• EXERCISE DETAILS: Check every line below for the string "document", and copy the lines that contain it.

• SOURCE MATERIAL:
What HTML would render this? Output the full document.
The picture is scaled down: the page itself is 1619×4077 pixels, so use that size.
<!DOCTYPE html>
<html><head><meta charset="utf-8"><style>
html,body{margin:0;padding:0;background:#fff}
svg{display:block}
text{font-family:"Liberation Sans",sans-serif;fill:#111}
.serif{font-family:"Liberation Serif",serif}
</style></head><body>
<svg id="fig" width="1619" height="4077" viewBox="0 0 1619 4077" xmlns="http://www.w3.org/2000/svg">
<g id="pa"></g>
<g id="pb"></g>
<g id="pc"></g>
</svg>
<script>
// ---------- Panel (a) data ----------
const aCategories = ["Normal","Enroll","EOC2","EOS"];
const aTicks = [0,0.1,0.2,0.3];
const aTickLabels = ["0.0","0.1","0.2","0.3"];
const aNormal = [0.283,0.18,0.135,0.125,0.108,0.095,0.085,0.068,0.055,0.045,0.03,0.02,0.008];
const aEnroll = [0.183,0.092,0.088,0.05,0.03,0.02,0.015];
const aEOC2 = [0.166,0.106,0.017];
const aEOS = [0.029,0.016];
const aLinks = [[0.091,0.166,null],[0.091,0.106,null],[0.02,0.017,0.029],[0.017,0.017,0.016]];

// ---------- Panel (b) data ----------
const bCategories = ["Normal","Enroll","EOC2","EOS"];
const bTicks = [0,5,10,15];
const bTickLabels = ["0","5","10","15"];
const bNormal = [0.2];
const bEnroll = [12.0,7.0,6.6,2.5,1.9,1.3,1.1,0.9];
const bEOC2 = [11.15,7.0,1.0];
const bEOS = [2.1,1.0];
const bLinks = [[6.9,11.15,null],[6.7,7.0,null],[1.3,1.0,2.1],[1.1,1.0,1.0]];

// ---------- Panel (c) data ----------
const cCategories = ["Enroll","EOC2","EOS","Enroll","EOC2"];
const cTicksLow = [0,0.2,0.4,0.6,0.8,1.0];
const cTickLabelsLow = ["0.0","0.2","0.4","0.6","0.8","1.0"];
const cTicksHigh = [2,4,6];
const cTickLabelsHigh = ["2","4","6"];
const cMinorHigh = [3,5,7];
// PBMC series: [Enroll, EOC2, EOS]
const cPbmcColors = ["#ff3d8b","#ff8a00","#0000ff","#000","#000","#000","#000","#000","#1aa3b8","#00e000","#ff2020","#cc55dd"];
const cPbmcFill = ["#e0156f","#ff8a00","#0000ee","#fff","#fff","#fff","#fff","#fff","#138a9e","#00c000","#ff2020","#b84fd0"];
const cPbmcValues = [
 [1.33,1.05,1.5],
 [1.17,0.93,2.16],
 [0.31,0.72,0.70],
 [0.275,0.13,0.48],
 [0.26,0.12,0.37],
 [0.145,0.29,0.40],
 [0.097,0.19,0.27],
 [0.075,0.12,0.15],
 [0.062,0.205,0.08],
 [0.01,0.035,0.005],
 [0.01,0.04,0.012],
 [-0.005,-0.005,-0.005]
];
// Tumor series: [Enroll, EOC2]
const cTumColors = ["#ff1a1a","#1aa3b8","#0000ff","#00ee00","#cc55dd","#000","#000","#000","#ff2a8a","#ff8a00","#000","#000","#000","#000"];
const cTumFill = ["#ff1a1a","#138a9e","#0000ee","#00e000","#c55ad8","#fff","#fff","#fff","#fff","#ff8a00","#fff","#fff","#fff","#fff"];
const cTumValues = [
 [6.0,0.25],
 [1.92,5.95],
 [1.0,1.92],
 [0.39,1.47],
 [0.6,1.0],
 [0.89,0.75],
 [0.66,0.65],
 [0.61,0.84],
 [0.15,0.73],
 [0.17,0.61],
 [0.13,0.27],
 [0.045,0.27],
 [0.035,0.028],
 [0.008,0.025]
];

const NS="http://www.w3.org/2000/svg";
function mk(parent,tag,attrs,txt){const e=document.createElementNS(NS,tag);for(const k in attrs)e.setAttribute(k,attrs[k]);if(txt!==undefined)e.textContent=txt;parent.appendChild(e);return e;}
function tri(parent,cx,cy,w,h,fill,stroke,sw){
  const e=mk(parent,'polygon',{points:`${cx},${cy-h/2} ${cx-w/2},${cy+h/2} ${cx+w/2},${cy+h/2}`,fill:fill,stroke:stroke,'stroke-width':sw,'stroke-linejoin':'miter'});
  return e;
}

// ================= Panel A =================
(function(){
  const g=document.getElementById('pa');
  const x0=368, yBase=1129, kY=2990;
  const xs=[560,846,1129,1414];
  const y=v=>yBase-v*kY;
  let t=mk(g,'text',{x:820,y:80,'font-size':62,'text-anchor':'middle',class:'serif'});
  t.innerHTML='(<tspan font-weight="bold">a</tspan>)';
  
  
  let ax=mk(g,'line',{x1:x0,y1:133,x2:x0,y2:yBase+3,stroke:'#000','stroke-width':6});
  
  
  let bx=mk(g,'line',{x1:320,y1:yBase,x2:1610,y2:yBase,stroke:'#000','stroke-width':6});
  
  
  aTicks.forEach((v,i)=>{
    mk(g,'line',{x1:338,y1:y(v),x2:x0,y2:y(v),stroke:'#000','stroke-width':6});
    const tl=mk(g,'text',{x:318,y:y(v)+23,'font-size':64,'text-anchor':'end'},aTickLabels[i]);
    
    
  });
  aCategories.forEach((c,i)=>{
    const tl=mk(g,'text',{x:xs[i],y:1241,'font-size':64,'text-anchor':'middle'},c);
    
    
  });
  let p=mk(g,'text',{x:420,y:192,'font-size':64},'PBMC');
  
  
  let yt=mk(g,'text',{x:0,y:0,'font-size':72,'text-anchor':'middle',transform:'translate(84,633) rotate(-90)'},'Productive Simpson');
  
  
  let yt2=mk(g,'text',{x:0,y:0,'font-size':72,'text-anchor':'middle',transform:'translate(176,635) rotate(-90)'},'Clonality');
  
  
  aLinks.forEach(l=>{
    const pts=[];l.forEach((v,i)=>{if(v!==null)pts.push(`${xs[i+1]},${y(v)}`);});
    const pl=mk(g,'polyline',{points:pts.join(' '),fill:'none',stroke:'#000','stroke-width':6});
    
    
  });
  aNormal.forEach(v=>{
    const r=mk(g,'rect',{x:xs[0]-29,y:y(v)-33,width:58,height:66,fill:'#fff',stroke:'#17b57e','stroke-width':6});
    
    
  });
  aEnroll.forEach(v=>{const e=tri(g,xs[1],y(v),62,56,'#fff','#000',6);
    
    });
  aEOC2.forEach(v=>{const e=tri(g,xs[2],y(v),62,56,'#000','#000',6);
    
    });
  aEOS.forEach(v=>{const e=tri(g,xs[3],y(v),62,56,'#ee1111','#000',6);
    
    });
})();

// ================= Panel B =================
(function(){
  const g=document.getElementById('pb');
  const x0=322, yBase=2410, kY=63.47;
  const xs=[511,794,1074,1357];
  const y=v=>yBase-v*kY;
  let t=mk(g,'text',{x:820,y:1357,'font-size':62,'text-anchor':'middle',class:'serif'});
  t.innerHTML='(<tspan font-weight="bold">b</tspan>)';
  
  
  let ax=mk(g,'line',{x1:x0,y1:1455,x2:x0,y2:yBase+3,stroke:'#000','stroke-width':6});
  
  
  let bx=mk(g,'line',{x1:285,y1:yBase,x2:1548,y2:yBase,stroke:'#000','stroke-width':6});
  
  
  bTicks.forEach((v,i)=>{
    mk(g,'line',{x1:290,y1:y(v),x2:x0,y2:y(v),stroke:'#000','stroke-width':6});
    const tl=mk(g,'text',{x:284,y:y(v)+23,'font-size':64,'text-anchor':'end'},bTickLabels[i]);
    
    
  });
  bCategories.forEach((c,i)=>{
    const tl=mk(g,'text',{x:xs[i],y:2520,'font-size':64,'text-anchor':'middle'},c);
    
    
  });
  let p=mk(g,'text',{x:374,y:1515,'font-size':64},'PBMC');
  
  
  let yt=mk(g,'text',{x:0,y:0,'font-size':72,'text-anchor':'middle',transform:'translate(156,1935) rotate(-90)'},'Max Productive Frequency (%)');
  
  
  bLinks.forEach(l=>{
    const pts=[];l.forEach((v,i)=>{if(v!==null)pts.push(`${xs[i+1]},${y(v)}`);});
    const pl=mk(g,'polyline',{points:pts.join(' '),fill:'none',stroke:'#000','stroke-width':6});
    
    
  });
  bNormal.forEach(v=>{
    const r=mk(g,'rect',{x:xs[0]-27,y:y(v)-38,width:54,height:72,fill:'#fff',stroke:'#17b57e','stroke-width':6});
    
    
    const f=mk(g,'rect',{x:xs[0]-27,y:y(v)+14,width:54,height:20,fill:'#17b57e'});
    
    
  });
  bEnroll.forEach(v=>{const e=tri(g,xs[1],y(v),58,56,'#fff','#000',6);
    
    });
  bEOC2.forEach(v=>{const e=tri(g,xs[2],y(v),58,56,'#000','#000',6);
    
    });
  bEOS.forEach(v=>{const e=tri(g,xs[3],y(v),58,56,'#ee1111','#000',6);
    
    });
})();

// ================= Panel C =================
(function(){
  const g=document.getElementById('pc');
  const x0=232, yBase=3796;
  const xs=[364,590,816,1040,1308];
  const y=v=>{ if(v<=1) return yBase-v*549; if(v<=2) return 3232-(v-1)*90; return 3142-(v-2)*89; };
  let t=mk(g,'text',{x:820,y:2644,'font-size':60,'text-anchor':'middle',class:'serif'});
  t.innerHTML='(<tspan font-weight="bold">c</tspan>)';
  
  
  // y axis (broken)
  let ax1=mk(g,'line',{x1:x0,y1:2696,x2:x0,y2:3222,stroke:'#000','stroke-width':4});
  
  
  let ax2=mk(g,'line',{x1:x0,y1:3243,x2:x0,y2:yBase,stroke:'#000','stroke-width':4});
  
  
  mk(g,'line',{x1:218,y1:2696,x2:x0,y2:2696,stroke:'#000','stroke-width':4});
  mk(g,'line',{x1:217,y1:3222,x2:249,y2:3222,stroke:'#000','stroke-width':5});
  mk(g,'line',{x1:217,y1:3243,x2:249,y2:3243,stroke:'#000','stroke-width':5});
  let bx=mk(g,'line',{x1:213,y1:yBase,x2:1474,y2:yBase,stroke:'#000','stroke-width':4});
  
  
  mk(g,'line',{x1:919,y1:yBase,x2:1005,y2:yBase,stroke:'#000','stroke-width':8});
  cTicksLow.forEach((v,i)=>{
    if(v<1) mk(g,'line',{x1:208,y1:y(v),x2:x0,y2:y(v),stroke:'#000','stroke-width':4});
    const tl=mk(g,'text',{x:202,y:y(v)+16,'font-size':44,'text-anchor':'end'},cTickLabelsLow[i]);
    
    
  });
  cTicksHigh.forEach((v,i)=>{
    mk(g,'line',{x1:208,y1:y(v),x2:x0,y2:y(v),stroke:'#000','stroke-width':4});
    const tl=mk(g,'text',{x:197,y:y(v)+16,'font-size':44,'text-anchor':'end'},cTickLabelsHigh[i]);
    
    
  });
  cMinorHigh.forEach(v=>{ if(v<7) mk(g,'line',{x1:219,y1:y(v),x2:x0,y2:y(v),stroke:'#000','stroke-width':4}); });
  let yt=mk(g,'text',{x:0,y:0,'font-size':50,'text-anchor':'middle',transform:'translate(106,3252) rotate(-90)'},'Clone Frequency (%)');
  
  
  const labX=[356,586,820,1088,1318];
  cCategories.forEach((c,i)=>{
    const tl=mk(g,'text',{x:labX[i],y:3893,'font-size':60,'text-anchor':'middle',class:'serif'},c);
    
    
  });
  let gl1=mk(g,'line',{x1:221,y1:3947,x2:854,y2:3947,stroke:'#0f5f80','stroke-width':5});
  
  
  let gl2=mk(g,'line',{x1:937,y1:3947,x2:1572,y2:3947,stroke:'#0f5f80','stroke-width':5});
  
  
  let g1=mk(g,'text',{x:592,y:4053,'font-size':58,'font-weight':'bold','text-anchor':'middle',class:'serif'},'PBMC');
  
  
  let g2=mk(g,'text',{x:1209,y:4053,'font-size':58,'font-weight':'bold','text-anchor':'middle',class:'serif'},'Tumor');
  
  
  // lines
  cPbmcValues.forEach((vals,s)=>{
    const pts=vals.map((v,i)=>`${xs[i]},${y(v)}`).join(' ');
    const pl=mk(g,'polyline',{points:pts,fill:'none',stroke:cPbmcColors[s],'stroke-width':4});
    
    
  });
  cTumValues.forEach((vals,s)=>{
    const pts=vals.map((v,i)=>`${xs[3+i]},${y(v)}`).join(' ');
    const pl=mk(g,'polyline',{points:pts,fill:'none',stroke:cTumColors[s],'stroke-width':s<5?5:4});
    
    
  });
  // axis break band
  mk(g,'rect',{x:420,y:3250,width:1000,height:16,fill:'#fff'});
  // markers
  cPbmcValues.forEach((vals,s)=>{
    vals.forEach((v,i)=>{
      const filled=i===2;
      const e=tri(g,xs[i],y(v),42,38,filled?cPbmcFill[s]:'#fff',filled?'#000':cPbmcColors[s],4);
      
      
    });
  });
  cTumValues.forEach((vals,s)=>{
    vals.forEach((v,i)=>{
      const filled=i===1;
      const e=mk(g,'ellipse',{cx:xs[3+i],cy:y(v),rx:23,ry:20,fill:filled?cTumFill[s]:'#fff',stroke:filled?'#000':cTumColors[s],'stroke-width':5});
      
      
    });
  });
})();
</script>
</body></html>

• EXERCISE OUTPUT:
What HTML would render this? Output the full document.
function mk(parent,tag,attrs,txt){const e=document.createElementNS(NS,tag);for(const k in attrs)e.setAttribute(k,attrs[k]);if(txt!==undefined)e.textContent=txt;parent.appendChild(e);return e;}
  const g=document.getElementById('pa');
  const g=document.getElementById('pb');
  const g=document.getElementById('pc');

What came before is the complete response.